=== WORK REQUIRED ===
Count the lines below that contain the word "matplotlib" and give only the number.

=== DATA SECTION ===
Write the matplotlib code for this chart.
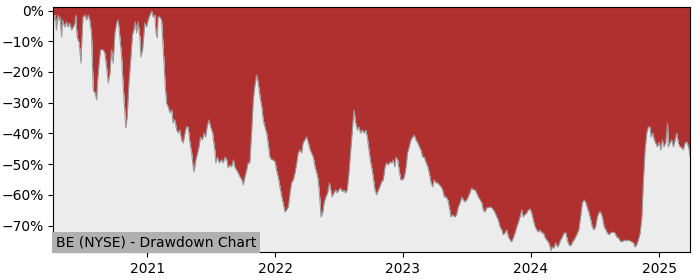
import matplotlib
matplotlib.use("Agg")
import matplotlib.pyplot as plt
import matplotlib.dates as mdates
import matplotlib.ticker as mtick
import numpy as np
import pandas as pd

title_text = "BE (NYSE) - Drawdown Chart"
base_date = "2021-01-01"

# day offsets from base_date
day_offsets = [
    -268, -264, -262, -259, -255, -252, -249, -244, -242, -235, -230, -226, -221, -216, -211, -206, -204, -200,
    -194, -189, -186, -183, -177, -173, -168, -164, -159, -154, -149, -144, -142, -137, -133, -126, -121, -116,
    -111, -106, -102, -97, -92, -87, -83, -78, -73, -69, -64, -61, -57, -52, -47, -42,
    -38, -34, -30, -26, -21, -18, -13, -9, -7, -2, 3, 8, 13, 17, 22, 25, 29, 31, 36, 41, 46, 51, 55, 60, 65, 70,
    74, 79, 84, 89, 93, 98, 103, 108, 112, 117, 122, 127, 131, 134, 139, 144, 148, 152, 158, 162, 167, 171, 176,
    181, 187,
    188, 193, 196, 200, 206, 212, 217, 222, 227, 231, 236, 241, 246, 250, 255, 260, 265, 270, 274, 279, 284, 288,
    293, 298, 303, 307, 312, 317, 322, 327, 331, 336, 341, 345, 350, 355, 360, 365, 369, 374, 379, 384, 388, 393,
    398, 403, 407,
    412, 417, 422, 427, 431, 436, 441, 445, 450, 455, 460, 465, 469, 474, 479, 484, 488, 493, 496, 501, 505, 510,
    515, 520, 524, 528, 533, 538, 542, 547, 552, 557, 562, 566, 571, 576, 581, 585, 590, 595, 600, 604, 609, 614,
    619, 624, 628, 633, 638,
    642, 645, 650, 655, 660, 664, 669, 674, 679, 683, 688, 693, 698, 702, 707, 710, 715, 719, 724, 729, 734, 739,
    743, 748, 753, 758, 762, 767, 772, 777, 781, 786, 791, 796, 801, 805, 810, 815, 819, 824, 829, 834, 839, 843,
    848, 853, 858, 862, 867, 872,
    878, 883, 888, 893, 898, 902, 907, 912, 916, 921, 926, 931, 936, 940, 945, 950, 955, 959, 964, 969, 974, 978,
    983, 988, 993, 998, 1002, 1007, 1012, 1016, 1021, 1026, 1031, 1036, 1040, 1045, 1050, 1055, 1059, 1064, 1069,
    1073, 1078, 1083, 1088, 1093, 1097,
    1102, 1107, 1112, 1116, 1121, 1126, 1131, 1135, 1140, 1145, 1150, 1153, 1156, 1161, 1166, 1171, 1175, 1180,
    1185, 1190, 1195, 1199, 1204, 1209, 1213, 1218, 1223, 1228, 1232, 1237, 1242, 1247, 1252, 1256, 1261, 1266,
    1270, 1275, 1280, 1285, 1290, 1294, 1299, 1304, 1309, 1313, 1318, 1323, 1329,
    1335, 1340, 1345, 1350, 1354, 1359, 1364, 1369, 1373, 1378, 1383, 1388, 1392, 1397, 1402, 1407, 1412, 1416,
    1421, 1426, 1430, 1435, 1438, 1443, 1447, 1451, 1456, 1461, 1466, 1470, 1475, 1480, 1485, 1487, 1492, 1497,
    1502, 1507, 1511, 1516, 1521, 1526, 1530, 1535, 1540, 1545, 1550,
]

# drawdown in percent
drawdown_pct = [
    -0.8, -3.1, -1.5, -6.3, -1.5, -3.1, -2.1, -8.6, -3.1, -5.4, -3.7, -5.4, -4.1, -6.3, -5.4, -4.1, -1.5, -8.6,
    -10.6, -17.1, -8.6, -2.1, -1.5, -3.1, -1.5, -3.1, -7.3, -25.9, -26.8, -29.1, -23.6, -17.1, -12.8, -12.8, -13.8, -18.4,
    -23.6, -20.3, -12.8, -17.1, -7.3, -4.1, -3.1, -8.6, -15.1, -23.6, -32.4, -38.2, -34.6, -23.6, -16.1, -8.0,
    -6.3, -3.7, -7.3, -3.7, -8.6, -15.1, -12.8, -7.3, -4.1, -5.4, -3.1, -1.5, -0.2, -2.1, -1.5, -7.3, -8.9, -2.1, -2.1, -3.1, -12.8, -23.6, -30.1, -31.4, -33.3, -32.4,
    -36.6, -35.6, -38.9, -39.9, -38.9, -42.1, -43.1, -39.9, -37.9, -37.9, -43.1, -46.4, -50.9, -52.5, -48.6, -46.4, -44.4, -41.2, -42.1, -39.9, -41.2, -37.9, -35.6,
    -37.9, -39.9,
    -41.2, -45.4, -49.6, -47.7, -49.6, -48.6, -49.6, -47.7, -48.6, -51.2, -50.3, -50.9, -48.6, -50.9, -51.9, -52.9, -54.2, -55.1, -56.8, -54.2, -51.9, -49.6,
    -49.6, -39.9, -29.1, -24.9, -21.0, -23.6, -28.1, -31.4, -35.6, -37.9, -39.9, -43.1, -47.7, -48.6, -48.6, -49.3, -51.9, -54.2, -57.4, -60.7, -62.6, -65.6,
    -64.9, -63.9, -60.0,
    -56.1, -55.1, -52.9, -49.6, -46.4, -45.4, -46.4, -43.1, -42.1, -41.2, -43.1, -45.4, -46.4, -47.7, -50.9, -52.9, -55.1, -61.6, -67.2, -65.9, -62.6, -60.7,
    -59.4, -56.1, -58.4, -60.7, -59.4, -58.4, -59.4, -58.4, -57.8, -59.0, -58.4, -59.4, -58.4, -52.9, -45.4, -39.9, -32.4, -36.6, -38.9, -37.9, -39.9, -38.9,
    -39.9, -38.9, -41.2, -45.4, -49.6,
    -51.9, -54.2, -58.4, -60.0, -58.4, -57.4, -55.8, -55.1, -50.9, -49.6, -50.3, -49.3, -49.6, -48.6, -50.9, -47.7, -48.6, -51.9, -55.1, -55.1, -54.2, -50.9,
    -46.4, -44.4, -42.1, -41.2, -40.5, -42.1, -43.1, -44.4, -45.4, -47.7, -47.7, -49.6, -50.9, -52.9, -56.1, -57.4, -55.1, -56.1, -56.1, -56.8, -57.4, -58.4,
    -60.7, -60.7, -61.6, -63.9, -67.2, -66.5,
    -67.2, -66.5, -63.9, -62.6, -60.7, -61.6, -62.3, -61.6, -60.7, -59.4, -57.8, -58.4, -58.4, -59.4, -60.7, -61.6, -62.6, -64.9, -65.6, -64.2, -64.2, -63.9,
    -64.2, -64.9, -65.9, -67.2, -68.2, -70.4, -71.4, -73.0, -72.4, -71.4, -73.7, -74.7, -75.3, -74.0, -72.4, -70.4, -69.1, -67.2, -64.9,
    -67.2, -66.5, -65.9, -64.9, -64.6, -65.9,
    -68.2, -70.4, -71.4, -72.1, -71.4, -72.4, -72.4, -73.7, -74.7, -75.3, -77.0, -78.2, -77.0, -77.3, -75.6, -77.0, -76.3, -74.7,
    -73.7, -72.4, -72.4, -74.7, -76.3, -76.6, -75.6, -74.7, -73.7, -72.4, -71.4, -67.2, -62.6, -61.6, -62.6, -64.2, -65.9, -68.2,
    -70.4, -71.4, -70.4, -67.2, -65.6, -65.6, -67.2, -70.4, -71.4, -72.4, -73.0, -72.4, -72.1,
    -72.4, -73.7, -74.0, -75.0, -75.3, -75.0, -74.7, -75.0, -74.7, -75.0, -75.3, -75.6, -77.0, -76.3, -74.7, -72.4, -67.2, -56.1,
    -45.4, -39.9, -37.9, -37.9, -41.2, -39.9, -42.1, -43.1, -44.4, -42.8, -45.4, -42.1, -44.4, -43.1, -36.6, -44.4, -43.1, -42.1,
    -44.4, -42.1, -39.9, -43.1, -44.4, -44.7, -45.4, -43.1, -42.8, -44.4, -47.7,
]

dates = pd.Timestamp(base_date) + pd.to_timedelta(day_offsets, unit="D")
dd = np.array(drawdown_pct)

RED = "#B03030"
LIGHT = "#ECECEC"

fig = plt.figure(figsize=(7, 2.8), dpi=100)
ax = fig.add_axes([0.0761, 0.0989, 0.9100, 0.8750])

y_lo, y_hi = -78.7, 1.04
ax.fill_between(dates, dd, y_hi, color=RED, linewidth=0)
ax.fill_between(dates, dd, y_lo, color=LIGHT, linewidth=0)
ax.plot(dates, dd, color="#999999", linewidth=0.8)

ax.set_xlim(dates[0], dates[-1])
ax.set_ylim(y_lo, y_hi)
ax.set_yticks([0, -10, -20, -30, -40, -50, -60, -70])
ax.yaxis.set_major_formatter(mtick.PercentFormatter(100, decimals=0))
ax.xaxis.set_major_locator(mdates.YearLocator())
ax.xaxis.set_major_formatter(mdates.DateFormatter("%Y"))

ax.text(0.004, 0.012, title_text, transform=ax.transAxes, fontsize=10,
        ha="left", va="bottom",
        bbox=dict(facecolor="#B0B0B0", edgecolor="none", pad=2.5))

fig.savefig("out.png", dpi=100)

=== SOLVED PROBLEM ===
6